A very high degree of nerve, skill, and judgment is required on such an ice-run as this. The rider’s object being to cover the course in as few seconds as possible, he must clearly take his banks (i.e. get round the curves) with as little loss of speed as possible, and he will only use his brakes when his judgment tells him that if unchecked he would be carried over the top of them. On the other hand, he does not want to brake unless it be necessary, and you will often see him with his top runners within an inch or two of the edge of these huge sloping ice-curves. At Battledore and Shuttlecock, the two biggest banks on the Cresta, he enters the second immediately after coming out of the first, and the two form a great S curve. Lower down again, before he threads the
ON THE CRESTA RUN
From the Drawing by Fleming Williams
arch of the railway bridge, there is another called Bulpett’s corner, designed to protect him from running out to the left of the course, and then a headlong descent takes him to the winning-post, which is at the bottom of the hill. Passing this he snaps a thread with an electric connection, which registers the exact fraction of a second at which he passes it. Then, on his run out, he whirls up a steep ice-covered slope, for if this were not iced too, his speed would be so abruptly checked that he and his toboggan would be bowled over and over like a shot rabbit, and comes to a stop just outside the little village of Cresta. But even with this steep slope to check him after his race is over, the momentum acquired is so great that, if he does not brake heavily all the way up this hill, he will, on reaching the level ground at the top, shoot high into the air, toboggan and all.

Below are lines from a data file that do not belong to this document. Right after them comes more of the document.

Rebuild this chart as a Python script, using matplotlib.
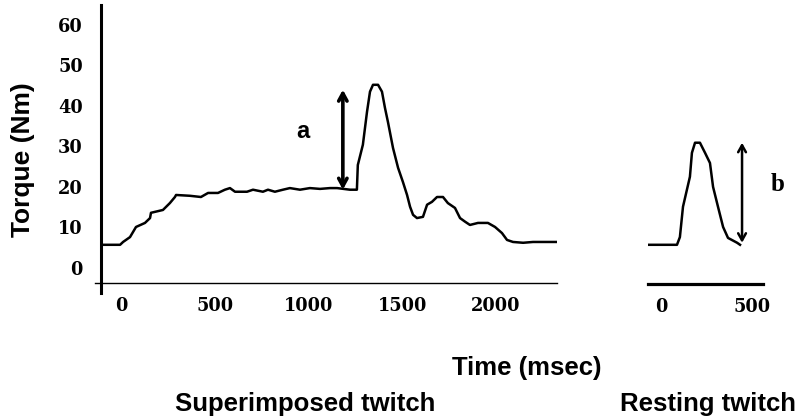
import matplotlib
matplotlib.use("Agg")
import matplotlib.pyplot as plt
from matplotlib.font_manager import FontProperties

# ---- data ----
sup_time = [-98, -7, 9, 46, 78, 126, 153, 158, 222, 259, 286, 292, 366, 425, 463, 516, 553,
            580, 607, 671, 703, 756, 783, 820, 863, 900, 954, 1007, 1061, 1114, 1152, 1221,
            1258, 1263, 1290, 1312, 1328, 1344, 1371, 1392, 1408, 1424, 1451, 1478, 1504,
            1526, 1542, 1558, 1579, 1611, 1633, 1659, 1686, 1718, 1744, 1782, 1809, 1836,
            1862, 1905, 1958, 1996, 2033, 2060, 2092, 2146, 2199, 2327]
sup_torque = [5.7, 5.7, 6.4, 7.6, 10.1, 11.1, 12.3, 13.6, 14.3, 16.0, 17.5, 18.0, 17.8, 17.5,
              18.5, 18.5, 19.3, 19.7, 18.8, 18.8, 19.3, 18.8, 19.3, 18.8, 19.3, 19.7, 19.3,
              19.7, 19.5, 19.7, 19.7, 19.3, 19.3, 25.4, 30.4, 38.5, 43.5, 45.2, 45.2, 43.5,
              39.5, 36.0, 29.6, 24.7, 21.2, 18.0, 15.1, 13.1, 12.3, 12.6, 15.6, 16.3, 17.5,
              17.5, 16.0, 14.8, 12.3, 11.4, 10.6, 11.1, 11.1, 10.1, 8.6, 6.9, 6.4, 6.2, 6.4, 6.4]

rest_time = [-77, 88, 104, 121, 159, 170, 187, 214, 242, 269, 286, 313, 341, 368, 418, 434]
rest_torque = [5.7, 5.7, 7.6, 15.1, 22.5, 28.4, 30.9, 30.9, 28.4, 25.9, 20.0, 15.1, 10.1,
               7.4, 6.2, 5.7]

y_ticks = [0, 10, 20, 30, 40, 50, 60]
sup_x_ticks = [0, 500, 1000, 1500, 2000]
rest_x_ticks = [0, 500]

arrow_a = (1183, 19.3, 44.0)   # time, bottom, top
arrow_b = (445, 6.2, 30.9)

tick_fp = FontProperties(family="DejaVu Serif", weight="bold", size=12.8)
label_font = dict(family="Liberation Sans", weight="bold")

fig = plt.figure(figsize=(8.04, 4.18), dpi=100)

# ---- superimposed twitch panel ----
ax = fig.add_axes([95/804, 1-293/418, 462/804, 288/418])
ax.plot(sup_time, sup_torque, color="black", lw=1.8)
ax.set_xlim(-141, 2327)
ax.set_ylim(-6.2, 64.9)
for s in ["top", "right"]:
    ax.spines[s].set_visible(False)
ax.spines["left"].set_position(("data", -109))
ax.spines["left"].set_linewidth(2.2)
ax.spines["bottom"].set_position(("data", -3.8))
ax.spines["bottom"].set_linewidth(1.0)
ax.set_yticks(y_ticks)
ax.set_xticks(sup_x_ticks)
ax.tick_params(axis="both", length=0)
ax.tick_params(axis="y", pad=13)
ax.tick_params(axis="x", pad=10)
for lab in ax.get_xticklabels() + ax.get_yticklabels():
    lab.set_fontproperties(tick_fp)
ax.patch.set_alpha(0)

ax.annotate("", xy=(arrow_a[0], arrow_a[2]), xytext=(arrow_a[0], arrow_a[1]),
            arrowprops=dict(arrowstyle="<->,head_length=0.55,head_width=0.3",
                            lw=2.6, color="black", shrinkA=0, shrinkB=0))
ax.text(970, 33.6, "a", ha="center", va="center", fontsize=17, **label_font)

# ---- resting twitch panel ----
ax2 = fig.add_axes([648/804, 1-293/418, 115/804, 288/418])
ax2.plot(rest_time, rest_torque, color="black", lw=1.8)
ax2.set_xlim(-71, 560)
ax2.set_ylim(-6.2, 64.9)
for s in ["top", "right", "left"]:
    ax2.spines[s].set_visible(False)
ax2.spines["bottom"].set_position(("data", -3.9))
ax2.spines["bottom"].set_linewidth(2.3)
ax2.set_yticks([])
ax2.set_xticks(rest_x_ticks)
ax2.tick_params(axis="x", length=0, pad=10)
for lab in ax2.get_xticklabels():
    lab.set_fontproperties(tick_fp)
ax2.patch.set_alpha(0)

ax2.annotate("", xy=(arrow_b[0], arrow_b[2]), xytext=(arrow_b[0], arrow_b[1]),
             arrowprops=dict(arrowstyle="<->,head_length=0.5,head_width=0.28",
                             lw=1.8, color="black", shrinkA=0, shrinkB=0))
ax2.text(642, 20.5, "b", ha="center", va="center", fontsize=18,
         family="Liberation Serif", weight="bold", clip_on=False)

# ---- labels ----
fig.text(23/804, 1-160/418, "Torque (Nm)", rotation=90, ha="center", va="center",
         fontsize=19, **label_font)
fig.text(527/804, 1-375/418, "Time (msec)", ha="center", va="baseline",
         fontsize=18.5, **label_font)
fig.text(175/804, 1-411/418, "Superimposed twitch", ha="left", va="baseline",
         fontsize=18.5, **label_font)
fig.text(620/804, 1-411/418, "Resting twitch", ha="left", va="baseline",
         fontsize=18.5, **label_font)

fig.savefig("out.png", dpi=100)
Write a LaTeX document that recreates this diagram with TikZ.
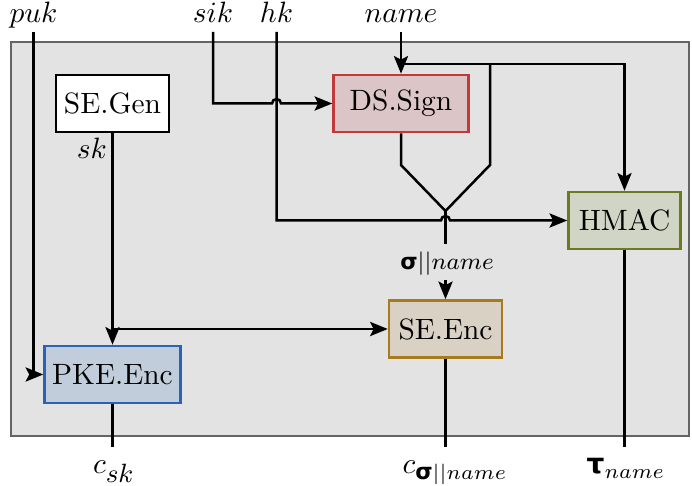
\documentclass[tikz,border=0pt]{standalone}
\usepackage{amsmath}
\usepackage{fontspec}
\newfontfamily\grk{DejaVu Sans}[Scale=0.95]
\usetikzlibrary{arrows.meta,calc}
\definecolor{bggray}{RGB}{227,227,227}
\definecolor{bgline}{RGB}{100,100,100}
\definecolor{dsfill}{RGB}{220,197,198}
\definecolor{dsline}{RGB}{192,57,59}
\definecolor{hmfill}{RGB}{209,213,197}
\definecolor{hmline}{RGB}{107,122,31}
\definecolor{sefill}{RGB}{217,209,196}
\definecolor{seline}{RGB}{168,122,30}
\definecolor{pkfill}{RGB}{193,205,219}
\definecolor{pkline}{RGB}{42,98,181}
\newcommand{\gsig}{\text{\grk\bfseries σ}}
\newcommand{\gsigsub}{\text{\footnotesize\grk\bfseries σ}}
\newcommand{\gtau}{\text{\grk\bfseries τ}}
\tikzset{
  box/.style={draw, line width=0.85pt, minimum height=19.4pt, inner sep=0pt},
  lbl/.style={inner sep=1pt, text height=7pt, text depth=2pt},
  wire/.style={line width=0.85pt},
  arr/.style={wire, -{Stealth[length=6pt,width=4.8pt,inset=1.2pt]}}
}
\begin{document}
\begin{tikzpicture}[x=0.34pt, y=-0.34pt]
\useasboundingbox (0,0) rectangle (692,486);
\filldraw[fill=bggray, draw=bgline, line width=0.4pt] (11,42) rectangle (689,436);

% boxes
\node[box, fill=white, minimum width=38.4pt] (segen) at (112.5,103.5) {SE.Gen};
\node[box, fill=dsfill, draw=dsline, minimum width=45.9pt] (ds) at (401,103.5) {DS.Sign};
\node[box, fill=hmfill, draw=hmline, minimum width=38.1pt] (hmac) at (624.5,220.5) {HMAC};
\node[box, fill=sefill, draw=seline, minimum width=38.4pt] (seenc) at (445.5,329) {SE.Enc};
\node[box, fill=pkfill, draw=pkline, minimum width=46.2pt] (pke) at (112.5,374.5) {PKE.Enc};

% input labels
\node[lbl, anchor=south] (puk) at (33.5,32) {$puk$};
\node[lbl, anchor=south] (sik) at (213,32) {$sik$};
\node[lbl, anchor=south] (hk) at (276.5,32) {$hk$};
\node[lbl, anchor=south] (name) at (401,32) {$name$};

% junction coordinates
\coordinate (nt) at (401,64);
\coordinate (nb) at (490,64);
\coordinate (nbk) at (490,165);
\coordinate (sj) at (445.5,211);

% sigma label
\node[font=\footnotesize, inner sep=1pt, text height=7.5pt, text depth=2.5pt, minimum height=12pt] (sig) at (447,262) {$\gsig||name$};

% wires
\draw[arr] (puk.south) |- (pke.west);
\draw[arr] (sik.south) |- ($(hk.south |- ds.west)+(-4.5,0)$)
   arc[start angle=180, end angle=360, radius=4.5] -- (ds.west);
\draw[arr] (hk.south) |- ($(sj |- hmac.west)+(-4.5,0)$)
   arc[start angle=180, end angle=360, radius=4.5] -- (hmac.west);
\draw[arr] (name.south) -- (ds.north);
\draw[arr] (nt) -| (hmac.north);
\draw[wire] (nb) -- (nbk) -- (sj);
\draw[wire] (ds.south) -- (ds.south |- nbk) -- (sj);
\draw[wire] (sj) -- (sj |- sig.north);
\draw[arr] (sj |- sig.south) -- (seenc.north);
\draw[arr] (segen.south) -- (pke.north);
\draw[arr] (segen.south |- seenc.west) -- (seenc.west);
\node[inner sep=1pt, anchor=north east] (sk) at ($(segen.south)+(-2,1)$) {$sk$};

% outputs
\coordinate (o1) at (112.5,447);
\coordinate (o2) at (445.5,447);
\coordinate (o3) at (624.5,447);
\draw[wire] (pke.south) -- (o1);
\draw[wire] (seenc.south) -- (o2);
\draw[wire] (hmac.south) -- (o3);
\node[anchor=base, inner sep=0pt] (csk) at (114,474) {$c_{\text{\small$sk$}}$};
\node[anchor=base, inner sep=0pt] (csig) at (455,474) {$c_{\gsigsub||name}$};
\node[anchor=base, inner sep=0pt] (tau) at (626,474) {$\gtau_{name}$};
\end{tikzpicture}
\end{document}
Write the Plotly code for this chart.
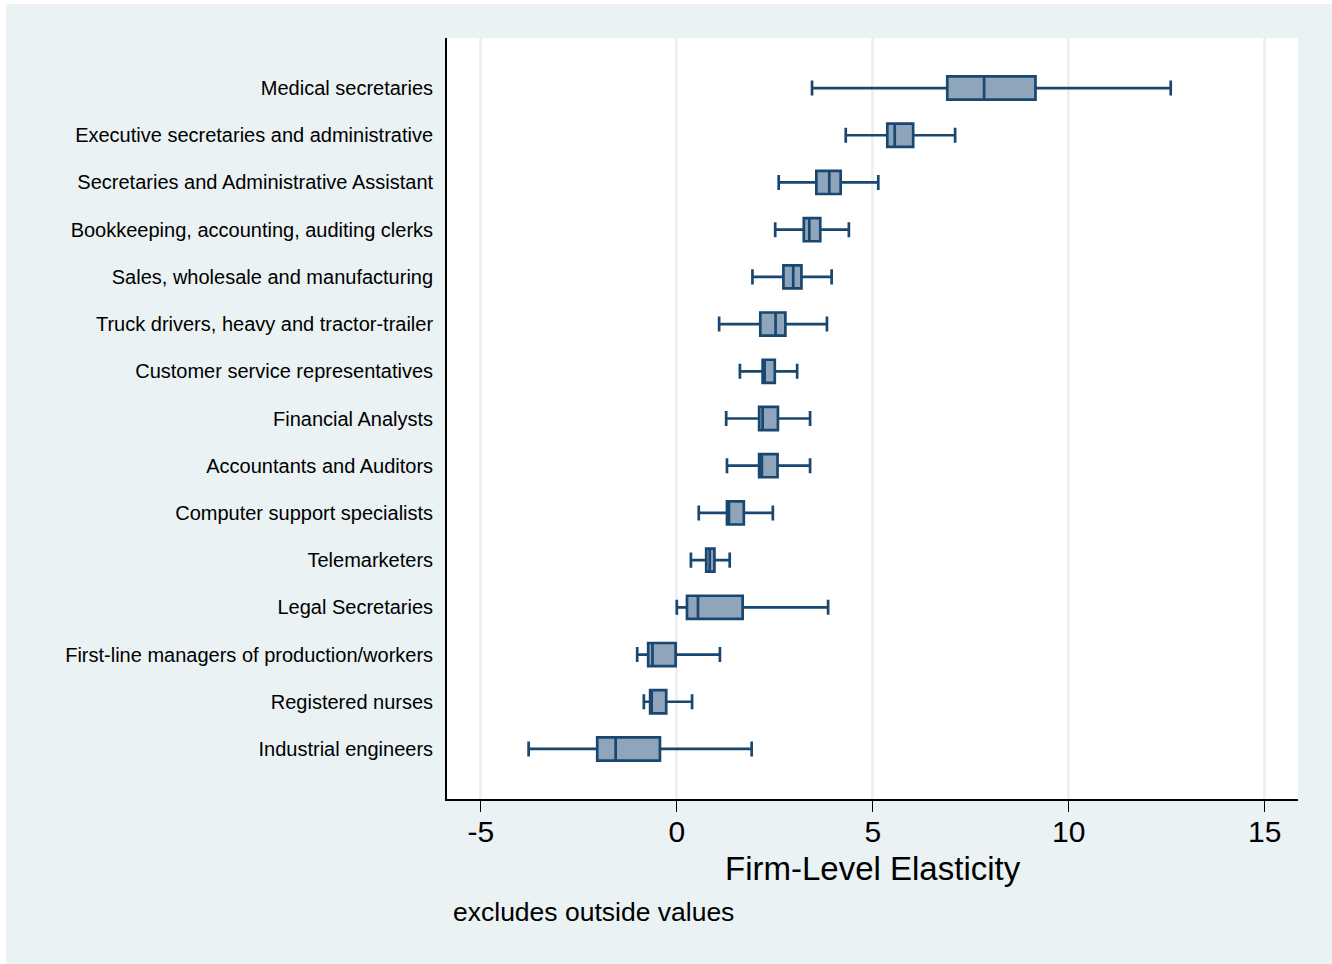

Some idea of the speed at which toboggans travel on the straight reaches of the course may be gathered from the average speed at which the course can be run. It is over 1300 yards in length, and has been traversed in a shade over 60 seconds! This means that the highest rate of speed must be well over 70 miles an hour. This on a pair of steel runners, head foremost, with your face a few inches above the solid ice, with nothing to check you except a small-toothed rake on the toe of each boot! Yet so wonderfully skilful is the construction of the run, so cunningly is it built to safeguard the headlong traveller, that accidents are very few. Two fatal ones, indeed, there have been, but of these one had nothing to do with the course itself, but was owing to the fact that a rider started from the top before one of the barriers across the course, which show that it is not open for racing, had been removed. In the other, the rider ran over a bank and his toboggan fell on the top of him. One of the great difficulties which the builders and managers of this run, in company with other ice-runs, have to contend against, is the power of the sun. It is, of course, absolutely necessary that the icing of the run should be so solid that there is no chance of the runner of a toboggan going through it, which would naturally mean a bad spill. But it is also necessary that certain of the banks must have the sun blazing into them all day long, which would cause them to lose ice faster than it could be made by the sprinkling which goes on when the sun is off them. At such points, therefore, big canvas screens are put up, which shade the bank from the direct rays; also tobogganing is never permitted to go on all day. It starts early in the morning, when the run has been recuperated by the night of frost, and is closed when, in the opinion of the management, the sun has so softened the banks that there is danger of a toboggan cutting through the crust.